While a surge in COVID-19 cases has forced several European and western countries to limit social gatherings, shut down bars, open field hospitals, such measures have become distant memories in much of Asia, especially India. For months now, life across Asia, where the virus first emerged, has mostly returned to normal.
Now, a team of Indian scientists has found the answer to the global divide of coronavirus behaviour.
According to scientists from the National Institute of Biomedical Genomics in Kalyani, West Bengal, the main reason behind the slow spread of mutant coronavirus in Asia compared to the West is because of deficiency of a particular human protein.
In a Times of India report, the scientists explained how higher levels of a human protein- neutrophil elastase-helps virus to enter human cells, multiply, and also spread faster from COVID-19 infected patients.
However, this protein is kept in check by the biological system, which produces another protein call alpha-1 antitrypsin (AAT). So, AAT deficiency leads to higher levels of neutrophil elastase in the cells, which helps the SARS-CoV-2 to spread more quickly.
The scientists noted the deficiency of AAT is much higher in Europe and America than among Asians. The study has been published in the journal, Infection, Genetics, and Evolution.
The team of scientists including Nidhan Biswas and Partha Majumder said that naturally occurring mutations in the AAT-producing gene result in the deficiency of the AAT protein.
According to Majumder and Biswas, AAT deficiency is the least in Asian countries--8 per 1,000 individuals in Malaysia, 5.4 per 1,000 individuals in South Korea, and 2.5 per 1,000 in Singapore.

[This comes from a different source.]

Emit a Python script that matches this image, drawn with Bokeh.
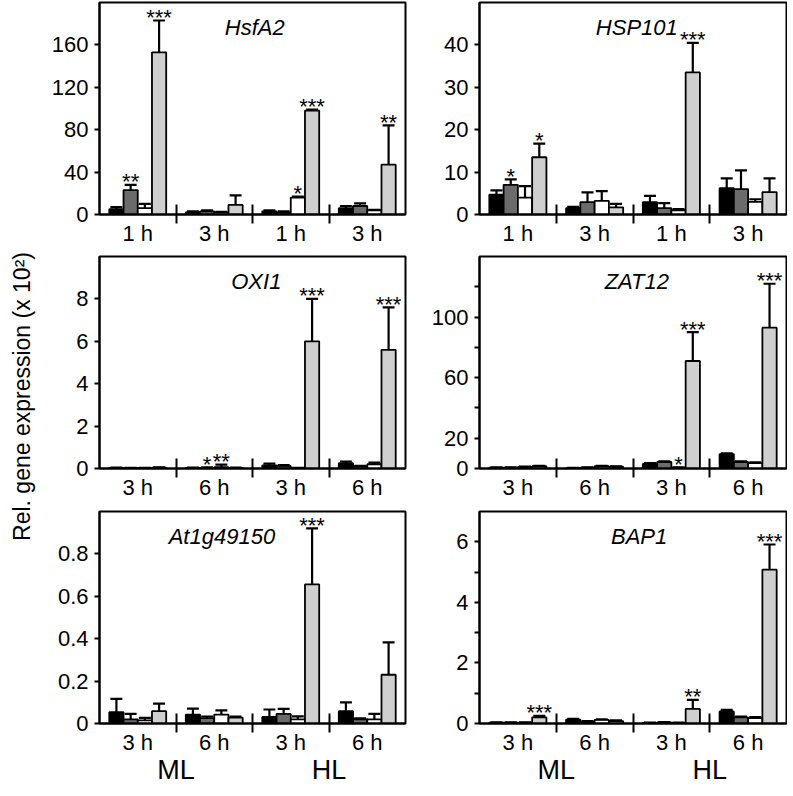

Whereas, 67.3 per 1,000 individuals in Spain are AAT deficient. In France and the US, it is 51.9 per 1,000 and 29 individuals among 1,000 AAT deficient.
Earlier, the most popular speculation of different behaviour of COVID-19 in East and West was the higher temperature in Asia, Majumder said. He added, "We believed the cause had to be biological rather than physical or social".
However, the researchers emphasised that their findings along with other social factors might explain the differential geographical or ethnic spread of the coronavirus.